Protecting automatic scrapers from duplicate content

A common situation for automatic scrapers is scraping new content every day. Maybe 5AM rolls around and your scraper wakes up, downloads the day's financial data, and goes back to sleep for 24 hours.

The problem: re-running scrapers

But maybe we're testing our script, or click 'run' on GitHub Actions, or something happens and we accidentally run it a few times during the middle of the day, not just at 5AM when it's supposed to run.

Oh no! Every time we ran our script, it added a new row of data to our CSV file. It's supposed to only have one entry for each date, so that's bad bad duplicate data!

If we wanted bad solutions, we might think about:

  • We could edit it out when doing our analysis, but that seems like a lot to remember
  • We could edit it manually, but that seems kind of inappropriate for people who are programming
  • We could somehow make it not run if it's already been run once that day, but maybe sometimes we need to re-run it manually

So what can we do to protect the integrity of our data? Don't worry, it's easy!

The solution: dropping duplicates

A simple fix is to make your data contain an updated_at column, then drop duplicate rows based on that column.

# Run your scraper, build a list
# of dictionaries called `data`
data = [
    { 'price': 3 },
    { 'price': 4 },
    { 'price': 5 }
]
new_df = pd.DataFrame(data)

# Timestamp should be daily
new_df['updated_at'] = pd.Timestamp.today().to_period('D')

# Combine old data with new data
old_df = pd.read_csv("finances.csv")
df = pd.concat([old_df, new_df], ignore_index=True)

# Remove repeats based on 'updated_at' column
df = df.drop_duplicates(subset='updated_at')

# Save
df.to_csv("finances.csv", index=False)

By default, drop_duplicates keeps the first (original) version of the row.

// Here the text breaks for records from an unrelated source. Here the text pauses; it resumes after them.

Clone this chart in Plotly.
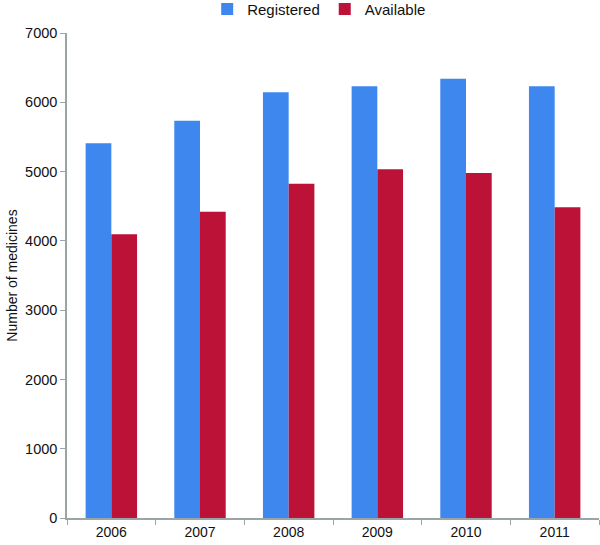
import plotly.graph_objects as go

years = ["2006", "2007", "2008", "2009", "2010", "2011"]
registered = [5410, 5735, 6145, 6230, 6340, 6230]
available = [4095, 4420, 4825, 5035, 4980, 4485]
y_ticks = [0, 1000, 2000, 3000, 4000, 5000, 6000, 7000]

font_family = "Liberation Sans, Arial, Helvetica, sans-serif"

fig = go.Figure()
fig.add_trace(go.Bar(x=years, y=registered, name="Registered",
                     marker=dict(color="#3D87EE", line=dict(width=0))))
fig.add_trace(go.Bar(x=years, y=available, name="Available",
                     marker=dict(color="#BD1238", line=dict(width=0))))

fig.update_layout(
    width=600, height=545,
    margin=dict(l=67, r=1, t=33, b=27, autoexpand=False),
    barmode="group", bargap=0.42, bargroupgap=0,
    plot_bgcolor="white", paper_bgcolor="white",
    font=dict(family=font_family, size=14, color="#111111"),
    showlegend=True,
    legend=dict(orientation="h", xref="container", x=0.532, xanchor="center",
                yref="container", y=0.983, yanchor="middle",
                font=dict(size=15), traceorder="normal",
                itemwidth=30, tracegroupgap=0),
)
fig.update_xaxes(
    type="category", showline=True, linecolor="#9AA5A5", linewidth=1.5,
    ticks="outside", tickson="boundaries", ticklen=5, tickcolor="#9AA5A5",
    showgrid=False, tickfont=dict(size=14), zeroline=False, automargin=False,
)
fig.update_yaxes(
    range=[0, 7000], tickvals=y_ticks, showline=True, linecolor="#9AA5A5", linewidth=1.5,
    ticks="outside", ticklen=5, tickcolor="#9AA5A5", showgrid=False, zeroline=False,
    tickfont=dict(size=14.5), automargin=False,
    title=dict(text="Number of medicines", font=dict(size=14), standoff=4),
)

fig.write_html("out.html", config={"displayModeBar": False},
               post_script="document.body.style.margin='0';")
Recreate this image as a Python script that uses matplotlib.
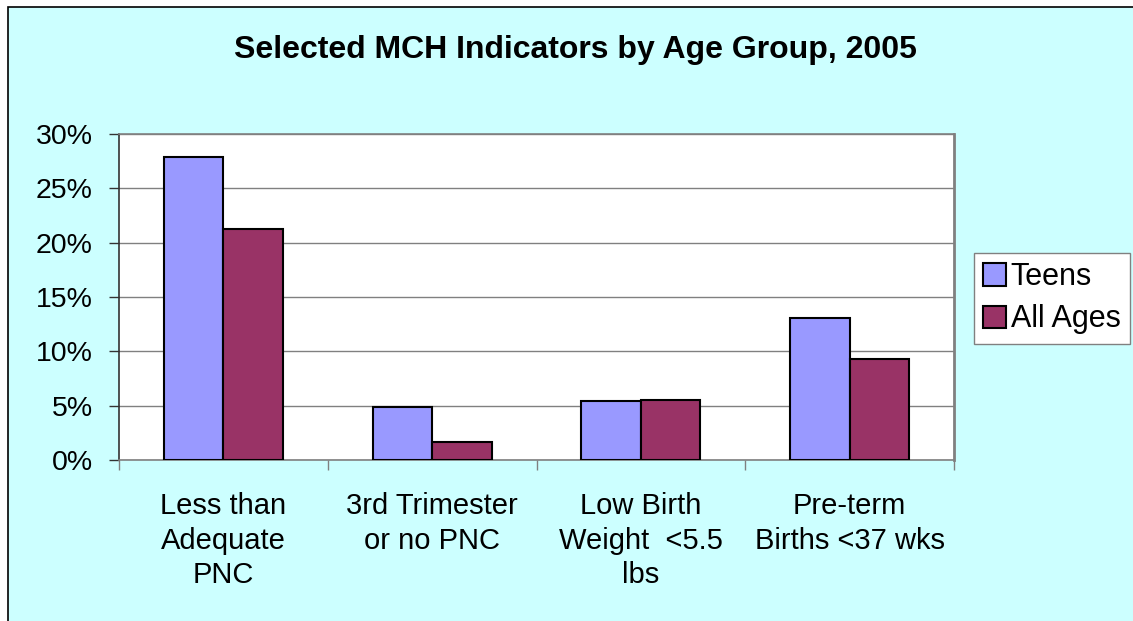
import numpy as np
import matplotlib
matplotlib.use("Agg")
import matplotlib.pyplot as plt
from matplotlib.patches import Rectangle

# data
categories = ["Less than\nAdequate\nPNC", "3rd Trimester\nor no PNC",
              "Low Birth\nWeight  <5.5\nlbs", "Pre-term\nBirths <37 wks"]
teens = [27.9, 4.85, 5.45, 13.1]
all_ages = [21.3, 1.65, 5.55, 9.3]
series_names = ["Teens", "All Ages"]
yticks = [0, 5, 10, 15, 20, 25, 30]

plt.rcParams['font.family'] = ['Liberation Sans', 'DejaVu Sans']

fig = plt.figure(figsize=(11.33, 6.21), dpi=100)
fig.patch.set_facecolor('white')

# cyan chart area with black frame (cut off at right and bottom)
frame = Rectangle((8 / 1133, -0.1), 1.2, 1 - 7 / 621 + 0.1, transform=fig.transFigure,
                  facecolor='#CCFFFF', edgecolor='black', linewidth=1.2, zorder=-10)
fig.patches.append(frame)

ax = fig.add_axes([119 / 1133, 161 / 621, 835 / 1133, 326 / 621])
ax.set_facecolor('white')

x = np.arange(len(categories))
w = 0.285
ax.bar(x - w / 2, teens, w, color='#9999FF', edgecolor='black', linewidth=1.5,
       label=series_names[0], zorder=3)
ax.bar(x + w / 2, all_ages, w, color='#993366', edgecolor='black', linewidth=1.5,
       label=series_names[1], zorder=3)

ax.set_xlim(-0.5, len(categories) - 0.5)
ax.set_ylim(0, 30)
ax.set_yticks(yticks)
ax.set_yticklabels([f"{v}%" for v in yticks], fontsize=20.5)
ax.yaxis.grid(True, color='#808080', linewidth=1.0, zorder=0)
ax.tick_params(axis='y', length=7, width=1, color='#333333', pad=12)

ax.set_xticks(x)
ax.set_xticklabels(categories, fontsize=21, linespacing=1.3)
ax.tick_params(axis='x', which='major', length=0, pad=23)
ax.set_xticks(np.arange(len(categories) + 1) - 0.5, minor=True)
ax.tick_params(axis='x', which='minor', length=7, width=1, color='#808080')

ax.spines['left'].set_color('#333333')
ax.spines['left'].set_linewidth(1.2)
for s in ['bottom', 'right', 'top']:
    ax.spines[s].set_color('#808080')
    ax.spines[s].set_linewidth(1.2)
ax.spines['right'].set_linewidth(2.0)

fig.text(575 / 1133, 1 - 50 / 621, "Selected MCH Indicators by Age Group, 2005",
         ha='center', va='center', fontsize=23, fontweight='bold')

leg = fig.legend(loc='upper left', bbox_to_anchor=(974 / 1133, 1 - 253 / 621),
                 fontsize=22, frameon=True, fancybox=False, handlelength=0.75,
                 handleheight=0.75, handletextpad=0.15, labelspacing=0.4,
                 borderpad=0.3, borderaxespad=0, framealpha=1)
leg.get_frame().set_edgecolor('#808080')
leg.get_frame().set_facecolor('white')
leg.get_frame().set_linewidth(1.0)

fig.savefig("out.png", dpi=100)
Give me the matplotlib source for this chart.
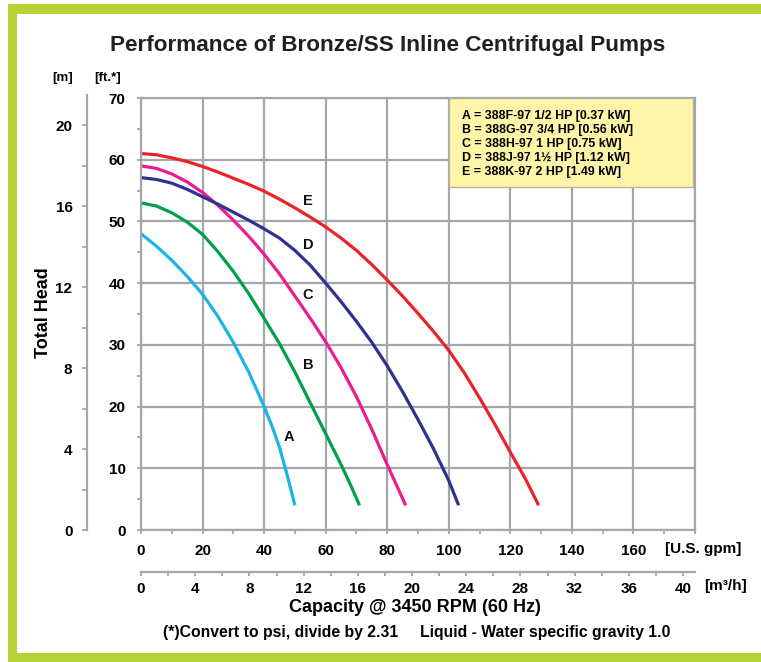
import matplotlib
matplotlib.use('Agg')
import matplotlib.pyplot as plt
from matplotlib.patches import Rectangle
from matplotlib.ticker import MultipleLocator

# ---------------- data (U.S. gpm vs ft) ----------------
a_gpm = [0, 5, 10, 15, 20, 25, 30, 35, 40, 42.5, 45, 47.5, 50]
a_ft = [48.0, 46.0, 43.7, 41.1, 38.2, 34.6, 30.4, 25.6, 20.0, 16.9, 13.4, 8.9, 4.0]

b_gpm = [0, 5, 10, 15, 20, 25, 30, 35, 40, 45, 50, 55, 60, 65, 68, 71]
b_ft = [53.0, 52.5, 51.4, 49.9, 47.9, 45.1, 41.9, 38.3, 34.3, 30.2, 25.6, 20.6, 15.6, 10.6, 7.4, 4.0]

c_gpm = [0, 5, 10, 15, 20, 25, 30, 35, 40, 45, 50, 55, 60, 65, 70, 75, 80, 83, 86]
c_ft = [59.0, 58.6, 57.7, 56.4, 54.7, 52.6, 50.2, 47.6, 44.7, 41.5, 37.9, 34.3, 30.5, 26.3, 21.6, 16.3, 10.6, 7.3, 4.0]

d_gpm = [0, 5, 10, 15, 20, 25, 30, 35, 40, 45, 50, 55, 60, 65, 70, 75, 80, 85, 90, 95, 100, 103.2]
d_ft = [57.1, 56.8, 56.2, 55.2, 54.0, 52.8, 51.5, 50.2, 48.8, 47.3, 45.3, 42.9, 40.0, 37.0, 33.8, 30.4, 26.6, 22.4, 17.9, 13.2, 8.0, 4.0]

e_gpm = [0, 5, 10, 15, 20, 25, 30, 35, 40, 45, 50, 55, 60, 65, 70, 75, 80, 85, 90, 95, 100, 105, 110, 115, 120, 125, 129.2]
e_ft = [61.0, 60.8, 60.3, 59.7, 58.9, 58.0, 57.0, 56.0, 54.9, 53.6, 52.2, 50.7, 49.1, 47.3, 45.3, 43.0, 40.5, 37.9, 35.1, 32.2, 29.1, 25.5, 21.4, 17.1, 12.6, 8.2, 4.0]

curve_names = ['A', 'B', 'C', 'D', 'E']
curve_colors = ['#1AB4EA', '#00A04B', '#EC1C8E', '#2E3190', '#EB2328']
label_pos = [(48, 15.1), (54.3, 26.7), (54.3, 38), (54.3, 46.2), (54.3, 53.3)]

legend_lines = ['A = 388F-97 1/2 HP [0.37 kW]',
                'B = 388G-97 3/4 HP [0.56 kW]',
                'C = 388H-97 1 HP [0.75 kW]',
                'D = 388J-97 1\u00bd HP [1.12 kW]',
                'E = 388K-97 2 HP [1.49 kW]']

gpm_ticks = [0, 20, 40, 60, 80, 100, 120, 140, 160]
ft_ticks = [0, 10, 20, 30, 40, 50, 60, 70]
m_ticks = [0, 4, 8, 12, 16, 20]
m3h_ticks = [0, 4, 8, 12, 16, 20, 24, 28, 32, 36, 40]

FT_PER_M = 3.2808
GPM_PER_M3H = 4.4029

# ---------------- figure ----------------
W, H = 761, 662
fig = plt.figure(figsize=(W / 100, H / 100), dpi=100)


def fx(px):
    return px / W


def fy(py):
    return 1 - py / H


BOLD = ['Liberation Sans', 'DejaVu Sans']
gc = '#A2A7AC'
green = '#B5D334'

# green frame
fig.patches.append(Rectangle((fx(8), fy(14)), 1, 10 / H, transform=fig.transFigure,
                             facecolor=green, edgecolor='none'))
fig.patches.append(Rectangle((fx(8), 0), 9 / W, fy(4), transform=fig.transFigure,
                             facecolor=green, edgecolor='none'))
fig.patches.append(Rectangle((fx(8), 0), 1, 9 / H, transform=fig.transFigure,
                             facecolor=green, edgecolor='none'))

# main axes
x0, x1, y0, y1 = 141, 695, 530, 98
ax = fig.add_axes([fx(x0), fy(y0), (x1 - x0) / W, (y0 - y1) / H])
ax.set_xlim(0, 180)
ax.set_ylim(0, 70)
ax.set_xticks(gpm_ticks + [180])
ax.set_xticklabels([str(v) for v in gpm_ticks] + [''])
ax.set_yticks(ft_ticks)
ax.set_yticklabels([str(v) for v in ft_ticks])
ax.xaxis.set_minor_locator(MultipleLocator(10))
ax.yaxis.set_minor_locator(MultipleLocator(5))
ax.grid(True, which='major', color=gc, lw=1.6)
ax.set_axisbelow(True)
for s in ax.spines.values():
    s.set_color(gc)
    s.set_linewidth(1.6)
ax.tick_params(axis='both', which='both', direction='out', color=gc, width=1.3, length=3)
ax.tick_params(axis='x', which='both', top=False, pad=7)
ax.tick_params(axis='y', which='both', right=False, pad=8)
for lab in ax.get_xticklabels():
    lab.set_fontfamily(BOLD)
    lab.set_fontweight('bold')
    lab.set_fontsize(11)
for lab in ax.get_yticklabels():
    lab.set_fontfamily(BOLD)
    lab.set_fontweight('bold')
    lab.set_fontsize(11)

series = [(a_gpm, a_ft), (b_gpm, b_ft), (c_gpm, c_ft), (d_gpm, d_ft), (e_gpm, e_ft)]
for (gx, gy), col in zip(series, curve_colors):
    ax.plot(gx, gy, color=col, lw=2.3, solid_joinstyle='round', solid_capstyle='butt')
for name, (lx, ly) in zip(curve_names, label_pos):
    ax.text(lx, ly, name, fontfamily=BOLD, fontweight='bold', fontsize=10.5,
            ha='center', va='center', color='#111111')

# meter axis
axm = fig.add_axes([fx(87), fy(530), 1 / W, (530 - 95) / H])
axm.set_ylim(0, (530 - 95) / ((530 - 98) / 70) / FT_PER_M)
axm.set_xlim(0, 1)
axm.patch.set_visible(False)
for k in ['right', 'top', 'bottom']:
    axm.spines[k].set_visible(False)
axm.spines['left'].set_color(gc)
axm.spines['left'].set_linewidth(1.6)
axm.set_xticks([])
axm.set_yticks(m_ticks)
axm.set_yticklabels([str(v) for v in m_ticks])
axm.yaxis.set_minor_locator(MultipleLocator(2))
axm.tick_params(axis='y', which='both', direction='out', color=gc, width=1.3, length=3.5, pad=7)
for lab in axm.get_yticklabels():
    lab.set_fontfamily(BOLD)
    lab.set_fontweight('bold')
    lab.set_fontsize(11)

# m3/h axis
axq = fig.add_axes([fx(x0), fy(572), (x1 - x0) / W, 1 / H])
axq.set_xlim(0, 180 / GPM_PER_M3H)
axq.set_ylim(0, 1)
axq.patch.set_visible(False)
for k in ['left', 'right', 'top']:
    axq.spines[k].set_visible(False)
axq.spines['bottom'].set_color(gc)
axq.spines['bottom'].set_linewidth(1.6)
axq.set_yticks([])
axq.set_xticks(m3h_ticks)
axq.set_xticklabels([str(v) for v in m3h_ticks])
axq.xaxis.set_minor_locator(MultipleLocator(2))
axq.tick_params(axis='x', which='both', direction='out', color=gc, width=1.3, length=3, pad=4)
for lab in axq.get_xticklabels():
    lab.set_fontfamily(BOLD)
    lab.set_fontweight('bold')
    lab.set_fontsize(11)

# texts
fig.text(fx(388), fy(46), 'Performance of Bronze/SS Inline Centrifugal Pumps',
         fontfamily=BOLD, fontweight='bold', fontsize=16.2, ha='center', va='center',
         color='#231F20')
fig.text(fx(63), fy(78), '[m]', fontfamily=BOLD, fontweight='bold', fontsize=9.5,
         ha='center', va='center')
fig.text(fx(108), fy(78), '[ft.*]', fontfamily=BOLD, fontweight='bold', fontsize=9.5,
         ha='center', va='center')
fig.text(fx(43), fy(313), 'Total Head', fontfamily=BOLD, fontweight='bold', fontsize=13,
         ha='center', va='center', rotation=90)
fig.text(fx(665), fy(549), '[U.S. gpm]', fontfamily=BOLD, fontweight='bold', fontsize=11,
         ha='left', va='center')
fig.text(fx(704), fy(586), '[m\u00b3/h]', fontfamily=BOLD, fontweight='bold', fontsize=11,
         ha='left', va='center')
fig.text(fx(415), fy(608), 'Capacity @ 3450 RPM (60 Hz)', fontfamily=BOLD, fontweight='bold',
         fontsize=13, ha='center', va='center')
fig.text(fx(417), fy(632),
         '(*)Convert to psi, divide by 2.31     Liquid - Water specific gravity 1.0',
         fontfamily=BOLD, fontweight='bold', fontsize=11.3, ha='center', va='center')

# legend box
fig.patches.append(Rectangle((fx(449), fy(187)), (693 - 449) / W, (187 - 98) / H,
                             transform=fig.transFigure, facecolor='#FFF5A9',
                             edgecolor='#B8B49A', lw=1, zorder=5))
for i, line in enumerate(legend_lines):
    fig.text(fx(462), fy(115.5 + i * 14.1), line, fontfamily=BOLD, fontweight='bold',
             fontsize=8.9, ha='left', va='center', zorder=6)

fig.savefig('out.png', dpi=100)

If you'd like it to keep the more recent one, add keep='last'.

If you'd like to change the column name, subset= should be the column that tells pandas what counts as duplicate data.

Why not datetime.date.today() or datetime.now()?

If you try to use a specific time, things like minutes and seconds suddenly matter, and you won't be able to find matches with drop_duplicates.

For example, if my first job finishes 5 minutes before my second job, updated_at might be 2023-01-04 15:25:05 for the first job and 2023-01-04 15:35:12 for the second!

Yes, you could use strftime to manually put together the same thing as .to_period, but that feels like a little too much work.

Other options for to_period

If your code is running hourly/minutely/weekly or anything other than daily, pandas' offset strings will allow you to pick a different date

period name description code example
T minute pd.Timestamp.today().to_period('T') `2023-01-04 15:15
H hour pd.Timestamp.today().to_period('H') 2023-01-04 15:00
D day pd.Timestamp.today().to_period('D') 2023-01-04
W week pd.Timestamp.today().to_period('W') 2023-01-02/2023-01-08
M month pd.Timestamp.today().to_period('M') 2023-01
Y year pd.Timestamp.today().to_period('Y') 2023

Preserving missing data and NaN values

If you added this after the script has already been running for a while, maybe all of your old rows have missing updated_at columns. The code above combines all of the NaN since they're technically duplicates!

We'll use df.duplicated in our solution below:

# Combine with old data
old_df = pd.read_csv("finances.csv")
df = pd.concat([old_df, new_df], ignore_index=True)

# Preserve 
df = df[df.updated_at.isna() | ~df.duplicated(subset='updated_at')]

# Save
df.to_csv("finances.csv", index=False)

Using df.updated_at.isna() will preserve all of our rows with missing update times, while df.duplicated returns False for each duplicated row.